It’s fun to scream about them.”

  “Fun?”

  “Fun,” Jade says, grinning in the dark, and doesn’t even fall into some involved lecture about where Jaws can fit on the slasher evolutionary chart.

  Letha holds the top of Jade’s hand again, and keeps holding it, and Jade doesn’t pull away, just rides, and watches the movie. It’s not quite on mute anymore for them, but on “distant burble.” She pictures Hardy up on the pier, trying to zero in on who that is on shore with the roman candle. “I thought I was going to die back there,” she says all at once, surprising herself. “I guess I thought I already was dead, sort of.”

  “I wouldn’t let that happen,” Letha tells her, and she’s so earnest that Jade almost has to chuckle, just as counterweight.

  “How’d you get out?” she asks instead.

  When Letha doesn’t answer at first, Jade looks over just casually, catches her blinking a touch faster than she has been—like Jade just was.
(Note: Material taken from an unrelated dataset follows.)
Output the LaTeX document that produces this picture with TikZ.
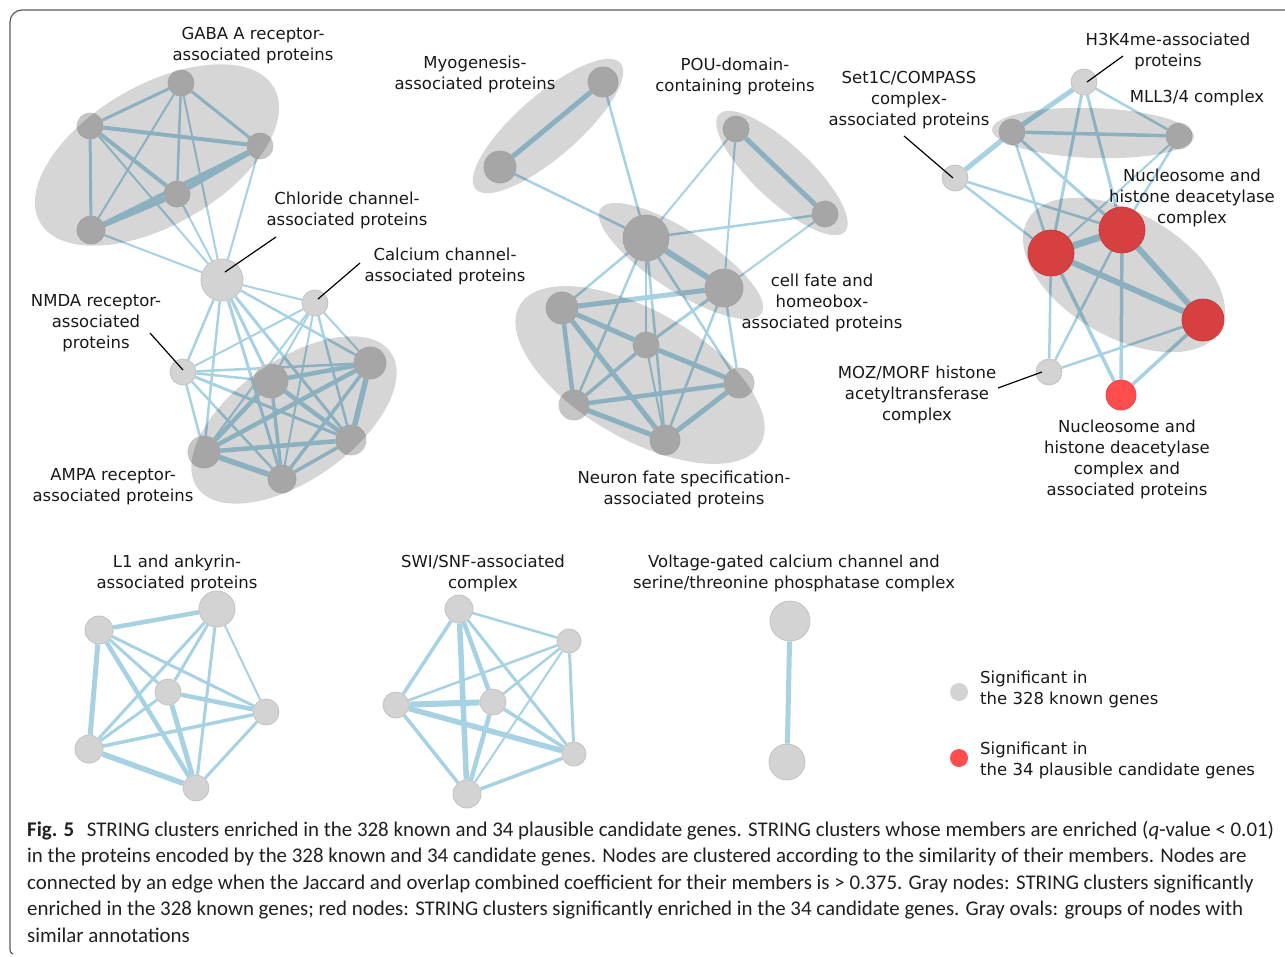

Except, Jade was trying not to let her emotions get the better of her, wasn’t she? And… Jade’s dialing back, back—back to Melanie’s bench a week ago, yeah. When she clocked this exact tell from Letha.

  “What?” Letha’s asking.

  “How’d you get out of the pile of elk?” Jade hears herself asking, a coldness washing up her, gripping her heart, her face, her hand slithering back into her lap. She can’t remember how many of the who’s-doing-it breed of slashers have been eureka’d just this way: a dumb, inconsequential question that exposes some simple gap in logic.

  “I wasn’t as deep in as you?” Letha is saying from what seems like far away.

  “Because you’re faster,” Jade hears herself saying back, just to finish what she knows Letha is going to say. “You were almost all the way out when it fell down.”

  “Lucky,” Letha says.

  Jade looks behind them into the darkness, as if she should be able to see Theo Mondragon slouching along the shore, dragging that shiny axe behind him. Or, she can’t lie to herself: she’s studying the shore for even just a distant glint of that axe, please. Because that would mean that she’s just light-headed from lack of calories, lack of real sleep, a concussion—that she’s thinking wrong. That she’s not sitting right by the one somehow behind it all.